Where we need parameters:
- $\mu\in\R^n$
- $\Sigma\in\R^{n\times n}$ (covariance matrix,
Sigma = 1/m * X' * X;
)
Given training set ${x^{(1)},\cdots,x^{(m)}}$, we can fit the parameters:
$$
\mu=\frac{1}{m}\sum_{i=1}^mx^{(i)} \qquad
\Sigma=\frac{1}{m}\sum_{i=1}^m\left(x^{(i)}-\mu\right)\left(x^{(i)}-\mu\right)^T
$$
Here are lots of examples:
Anomaly Detection using the Multivariate Gaussian Distribution
Using the Multivariate Gaussian Distribution
Fit model $p(x)$ by setting:
$$
\mu=\frac{1}{m}\sum_{i=1}^mx^{(i)} \qquad
\Sigma=\frac{1}{m}\sum_{i=1}^m\left(x^{(i)}-\mu\right)\left(x^{(i)}-\mu\right)^T
$$Given a new example $x$, compute:
$$
p(x)=\frac
{\exp\left(-\frac{1}{2}(x-\mu)^T\Sigma^{-1}(x-\mu)\right)}
{\sqrt{(2\pi)^{n}|\Sigma|}}
$$Flag an anomaly if $p(x)<\epsilon$
Relationship to original model
Original model: $p(x)=p(x_1;\mu_1,\sigma_1^2)\times p(x_2;\mu_2,\sigma_2^2) \times \cdots \times p(x_n;\mu_n,\sigma_n^2)$
As we can see, the contours of the Original model are always axis aligned.

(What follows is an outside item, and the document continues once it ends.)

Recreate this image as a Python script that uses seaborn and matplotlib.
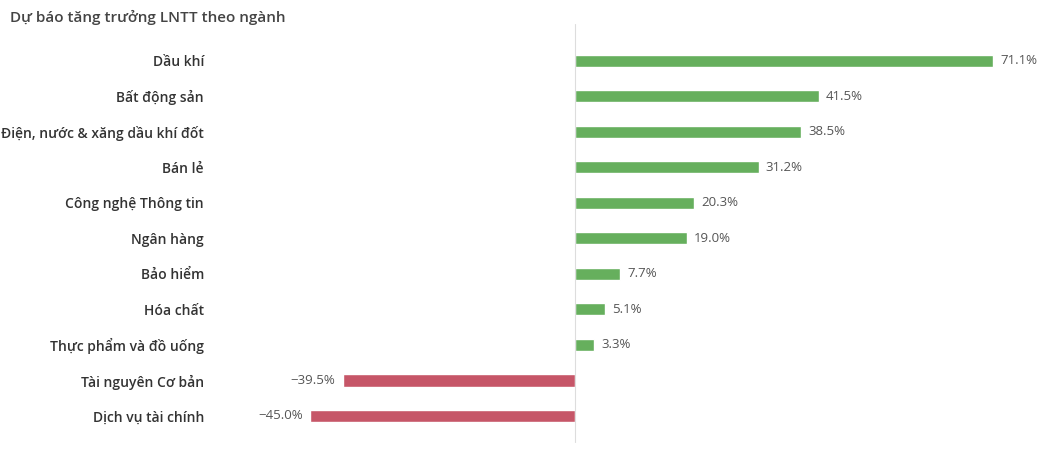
import matplotlib
matplotlib.use("Agg")
import matplotlib.pyplot as plt
import seaborn as sns
import pandas as pd

categories = ["Dầu khí", "Bất động sản", "Điện, nước & xăng dầu khí đốt", "Bán lẻ",
              "Công nghệ Thông tin", "Ngân hàng", "Bảo hiểm", "Hóa chất",
              "Thực phẩm và đồ uống", "Tài nguyên Cơ bản", "Dịch vụ tài chính"]
values = [71.1, 41.5, 38.5, 31.2, 20.3, 19.0, 7.7, 5.1, 3.3, -39.5, -45.0]
labels = ["71.1%", "41.5%", "38.5%", "31.2%", "20.3%", "19.0%", "7.7%", "5.1%", "3.3%", "-39.5%", "-45.0%"]

sns.set_theme(style="white")
plt.rcParams['font.family'] = ['Open Sans', 'DejaVu Sans']

df = pd.DataFrame({"cat": categories, "val": values})
green, red = "#5BBD4F", "#D9435B"
palette = [green if v >= 0 else red for v in values]

fig = plt.figure(figsize=(10.53, 4.49), dpi=100)
ax = fig.add_axes([215/1053, 0.034, 820/1053, 0.87])
sns.barplot(data=df, x="val", y="cat", hue="cat", palette=palette, legend=False,
            width=0.34, ax=ax, orient="h")
ax.set_xlim(-61.2, 78.2)
ax.set_ylim(10.5, -0.5)
ax.axvline(0, color="#dddddd", lw=0.8, ymin=-0.02, ymax=1.05, clip_on=False)
for s in ax.spines.values():
    s.set_visible(False)
ax.set_xticks([])
ax.set_xlabel("")
ax.set_ylabel("")
ax.tick_params(axis="y", length=0, pad=8)
for t in ax.get_yticklabels():
    t.set_fontsize(10)
    t.set_fontweight("semibold")
    t.set_color("#333333")
for i, (v, l) in enumerate(zip(values, labels)):
    if v >= 0:
        ax.text(v + 1.2, i, l, va="center", ha="left", fontsize=9.5, color="#555555")
    else:
        ax.text(v - 1.2, i, l.replace("-", "−"), va="center", ha="right", fontsize=9.5, color="#555555")
fig.text(10/1053, 1 - 17/449, "Dự báo tăng trưởng LNTT theo ngành", fontsize=11,
         fontweight="semibold", color="#444444", va="center", ha="left")
fig.savefig("out.png", dpi=100)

This model actually corresponds to a special case of a multivariate Gaussian distribution $p(x)=\frac{\exp\left(-\frac{1}{2}(x-\mu)^T\Sigma^{-1}(x-\mu)\right)}
{\sqrt{(2\pi)^{n}|\Sigma|}}$ where:
$$
\Sigma=\left[\begin{array}{cccc}
\sigma_1^2 \
& \sigma_1^2 \
& & \ddots \
& & & \sigma_n^2
\end{array}\right]
$$
Original model vs. Multivariate gaussian
Original model:
- $p(x)=p(x_1;\mu_1,\sigma_1^2)\times \cdots \times p(x_n;\mu_n,\sigma_n^2)$
- Manually create features to capture anomalies where $x_1,x_2$ take unusual combinations of values. (e.g. $x_3=\frac{x_1}{x_2}$)
- Computationally cheaper (alternatively, scales better to large $n$)
- OK even if $m$ (training set size) is small
Multivariate gaussian:
- $p(x)=\frac{\exp\left(-\frac{1}{2}(x-\mu)^T\Sigma^{-1}(x-\mu)\right)}
{\sqrt{(2\pi)^{n}|\Sigma|}}$ - Automatically captures correlations between features (no need to create a $x_3=\frac{x_1}{x_2}$)
- Computationally more expensive
- Must have $m>n$ & all features are not redundant (need to promise that there are no features that are linearly dependent) or else $\Sigma$ is non-invertible.